WHY WE LOVE IT: This pair of pots are particularly appealing because the painting of the flowers is so robust. Envisioning them in a woman’s toilette seems the epitome of femininity and Romanticism. In the 18th century they would have been found on the vanity of an aristocratic lady. They were primarily used to hold creams and lotions for the face.
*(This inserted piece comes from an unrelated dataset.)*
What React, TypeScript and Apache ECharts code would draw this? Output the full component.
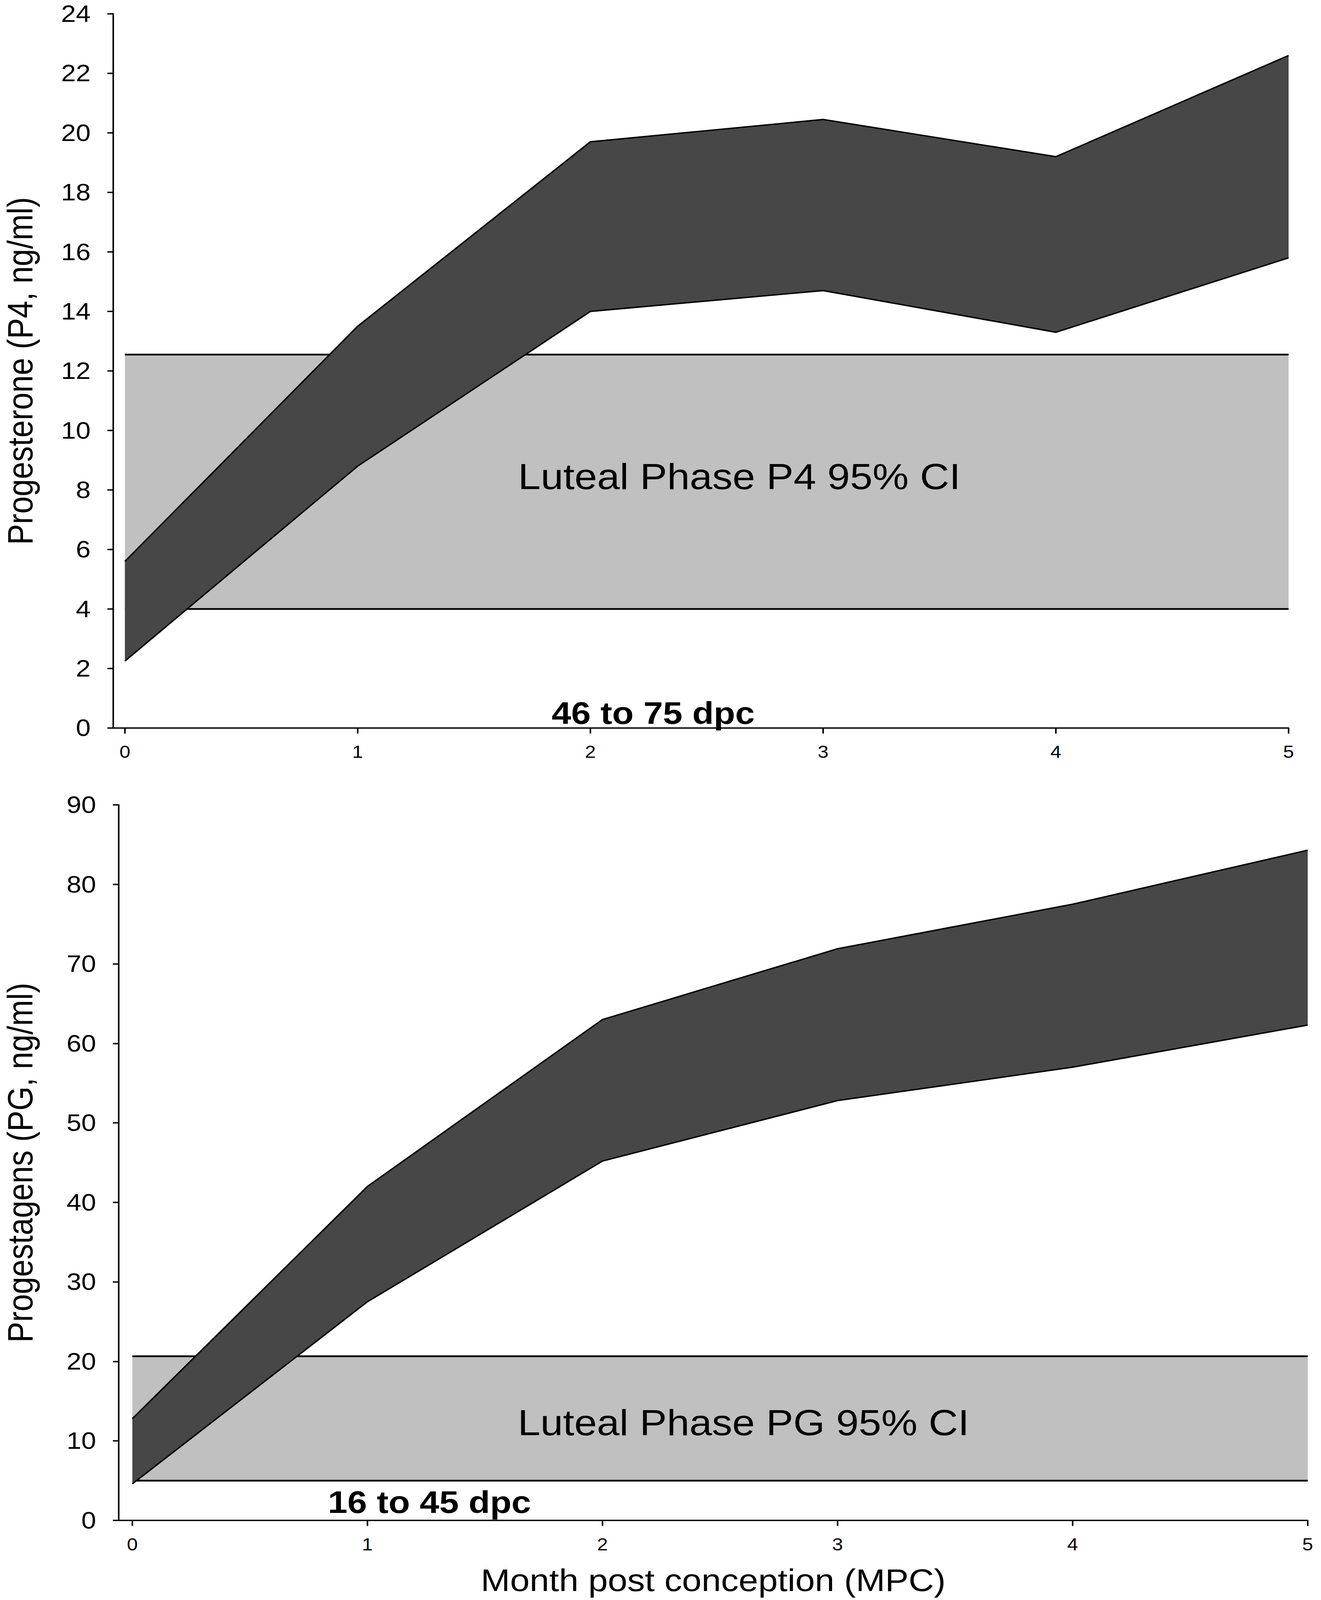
import React, { useEffect, useRef, useState } from "react";
import * as echarts from "echarts";

// ---- data ----
const months = [0, 1, 2, 3, 4, 5];
const xTickValues = [0, 1, 2, 3, 4, 5];

// Panel A: Progesterone (P4, ng/ml) 95% CI band over months
const p4Upper = [5.6, 13.5, 19.7, 20.45, 19.2, 22.6];
const p4Lower = [2.25, 8.8, 14.0, 14.7, 13.3, 15.8];
const p4LutealLow = 4.0;
const p4LutealHigh = 12.55;

// Panel B: Progestagens (PG, ng/ml) 95% CI band over months
const pgUpper = [12.8, 42.0, 63.0, 71.9, 77.5, 84.3];
const pgLower = [4.6, 27.5, 45.2, 52.8, 57.0, 62.3];
const pgLutealLow = 5.0;
const pgLutealHigh = 20.65;

// texts
const p4AxisName = "Progesterone (P4, ng/ml)";
const pgAxisName = "Progestagens (PG, ng/ml)";
const xAxisName = "Month post conception (MPC)";
const p4BandLabel = "Luteal Phase P4 95% CI";
const pgBandLabel = "Luteal Phase PG 95% CI";
const p4RangeLabel = "46 to 75 dpc";
const pgRangeLabel = "16 to 45 dpc";

// annotation anchors (data units)
const p4BandLabelAt = [2.64, 8.45];
const pgBandLabelAt = [2.6, 12.3];
const p4RangeLabelAt = [2.27, 0.51];
const pgRangeLabelAt = [1.264, 2.3];

const W = 3383;
const H = 4624;
const FONT = "'Liberation Sans', Arial, Helvetica, sans-serif";
const DARK = "#474747";
const LIGHT = "#c0c0c0";

function makeTextEl(text: string, pos: number[], size: number, weight: string) {
  return {
    type: "text",
    x: pos[0],
    y: pos[1],
    style: {
      text,
      fill: "#000",
      fontSize: size,
      fontFamily: FONT,
      fontWeight: weight,
      align: "center",
      verticalAlign: "middle",
      textAlign: "center",
      textVerticalAlign: "middle",
    },
  };
}

function lutealRender(lo: number, hi: number, label: string, labelAt: number[]) {
  return (params: any, api: any) => {
    if (params.dataIndex !== 0) return null;
    const first = months[0];
    const last = months[months.length - 1];
    const pLo0 = api.coord([first, lo]);
    const pLo1 = api.coord([last, lo]);
    const pHi0 = api.coord([first, hi]);
    const pHi1 = api.coord([last, hi]);
    const lp = api.coord(labelAt);
    return {
      type: "group",
      children: [
        {
          type: "rect",
          shape: { x: pHi0[0], y: pHi0[1], width: pHi1[0] - pHi0[0], height: pLo0[1] - pHi0[1] },
          style: { fill: LIGHT },
        },
        {
          type: "line",
          shape: { x1: pHi0[0], y1: pHi0[1], x2: pHi1[0], y2: pHi1[1] },
          style: { stroke: "#000", lineWidth: 5 },
        },
        {
          type: "line",
          shape: { x1: pLo0[0], y1: pLo0[1], x2: pLo1[0], y2: pLo1[1] },
          style: { stroke: "#000", lineWidth: 5 },
        },
        makeTextEl(label, lp, 104, "normal"),
      ],
    };
  };
}

function bandRender(lower: number[], upper: number[], label: string, labelAt: number[]) {
  return (params: any, api: any) => {
    if (params.dataIndex !== 0) return null;
    const top = months.map((m, i) => api.coord([m, upper[i]]));
    const bot = months.map((m, i) => api.coord([m, lower[i]]));
    const poly = top.concat(bot.slice().reverse());
    const lp = api.coord(labelAt);
    return {
      type: "group",
      children: [
        { type: "polygon", shape: { points: poly }, style: { fill: DARK } },
        { type: "polyline", shape: { points: top }, style: { stroke: "#000", lineWidth: 4, fill: null } },
        { type: "polyline", shape: { points: bot }, style: { stroke: "#000", lineWidth: 4, fill: null } },
        makeTextEl(label, lp, 90, "bold"),
      ],
    };
  };
}

function xAxisCfg(gridIndex: number, min: number, withName: boolean) {
  const cfg: any = {
    gridIndex,
    type: "value",
    min,
    max: 5,
    axisLine: { show: true, onZero: false, lineStyle: { color: "#000", width: 4 } },
    axisTick: { show: true, customValues: xTickValues, length: 16, lineStyle: { color: "#000", width: 4 } },
    axisLabel: { customValues: xTickValues, fontSize: 50, color: "#000", margin: 44, fontFamily: FONT },
    splitLine: { show: false },
  };
  if (withName) {
    cfg.name = xAxisName;
    cfg.nameLocation = "middle";
    cfg.nameGap = 128;
    cfg.nameMoveOverlap = false;
    cfg.nameTextStyle = { fontSize: 90, color: "#000", fontFamily: FONT };
  }
  return cfg;
}

function yAxisCfg(gridIndex: number, max: number, interval: number, name: string, gap: number) {
  return {
    gridIndex,
    type: "value",
    min: 0,
    max,
    interval,
    name,
    nameLocation: "middle",
    nameGap: gap,
    nameMoveOverlap: false,
    nameTextStyle: { fontSize: 90, color: "#000", fontFamily: FONT },
    axisLine: { show: true, onZero: false, lineStyle: { color: "#000", width: 4 } },
    axisTick: { show: true, length: 15, lineStyle: { color: "#000", width: 4 } },
    axisLabel: { fontSize: 68, color: "#000", margin: 58, fontFamily: FONT },
    splitLine: { show: false },
  };
}

export default function App() {
  const ref = useRef<HTMLDivElement>(null);
  const [scaleY] = useState(() =>
    typeof window !== "undefined" && window.innerHeight > 0 ? Math.min(1, window.innerHeight / H) : 1
  );
  useEffect(() => {
    if (!ref.current) return;
    document.body.style.margin = "0";
    const chart = echarts.init(ref.current, undefined, { renderer: "svg" });
    chart.setOption({
      animation: false,
      backgroundColor: "#ffffff",
      textStyle: { fontFamily: FONT },
      grid: [
        { left: 290, right: 83, top: 40, height: 2064, outerBoundsMode: "none", containLabel: false },
        { left: 304, right: 34, top: 2326, height: 2068, outerBoundsMode: "none", containLabel: false },
      ],
      xAxis: [xAxisCfg(0, -0.05, false), xAxisCfg(1, -0.058, true)],
      yAxis: [yAxisCfg(0, 24, 2, p4AxisName, 193), yAxisCfg(1, 90, 10, pgAxisName, 207)],
      series: [
        {
          type: "custom",
          xAxisIndex: 0,
          yAxisIndex: 0,
          renderItem: lutealRender(p4LutealLow, p4LutealHigh, p4BandLabel, p4BandLabelAt),
          data: [[months[0], p4LutealLow]],
          z: 1,
          silent: true,
        },
        {
          type: "custom",
          xAxisIndex: 0,
          yAxisIndex: 0,
          renderItem: bandRender(p4Lower, p4Upper, p4RangeLabel, p4RangeLabelAt),
          data: [[months[0], p4Lower[0]]],
          z: 2,
          silent: true,
        },
        {
          type: "custom",
          xAxisIndex: 1,
          yAxisIndex: 1,
          renderItem: lutealRender(pgLutealLow, pgLutealHigh, pgBandLabel, pgBandLabelAt),
          data: [[months[0], pgLutealLow]],
          z: 1,
          silent: true,
        },
        {
          type: "custom",
          xAxisIndex: 1,
          yAxisIndex: 1,
          renderItem: bandRender(pgLower, pgUpper, pgRangeLabel, pgRangeLabelAt),
          data: [[months[0], pgLower[0]]],
          z: 2,
          silent: true,
        },
      ],
    });
    return () => chart.dispose();
  }, []);
  return (
    <div style={{ width: W, height: Math.floor(H * scaleY), overflow: "hidden", background: "#fff" }}>
      <div
        ref={ref}
        style={{
          width: W,
          height: H,
          background: "#fff",
          transform: `scale(1, ${scaleY})`,
          transformOrigin: "0 0",
        }}
      />
    </div>
  );
}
We are pleased to offer this pair of beautiful Mennecy blush pots made circa 1750. Each is decorated with sprays of flowers, the finials shaped as a single purple rose with green leaves, one pot with a green leaf painted on the bottom. The pots are decorated with hand painted flowers in rich enamel colors, among them the distinctive Mennecy purple-rose hue, as shown on the beautiful lily flower in figure #1, and the rose finial on the top. Another color associated with Mennecy is the most beautiful green found on the raised leaves of the rose finials and surrounding each of the painted flowers.
3.75″ tall x 3″ diameter
$3,800 for the pair
The Mennecy Porcelain Manufactory was one of the first French porcelain factories. From 1735 until 1773 the factory produced Fine quality soft-paste porcelain wares. French soft-paste porcelains date to the early attempts by European potters to replicate Chinese porcelain by using mixtures of clay and glass frit. Like our pots, the body of the early Mennecy soft-paste wares has a creamy tone.
There was no gilding at Mennecy, instead, like our pots, the rims were painted in tones of pink and purple.
The Mennecy, factory under the protection of the duc de Villeroy, marked many of its porcelains with an incised “DV” on the underside (one of our pair of pots is marked with an incised “DV”).
Estate of John F. Ball, Greenwich, CT.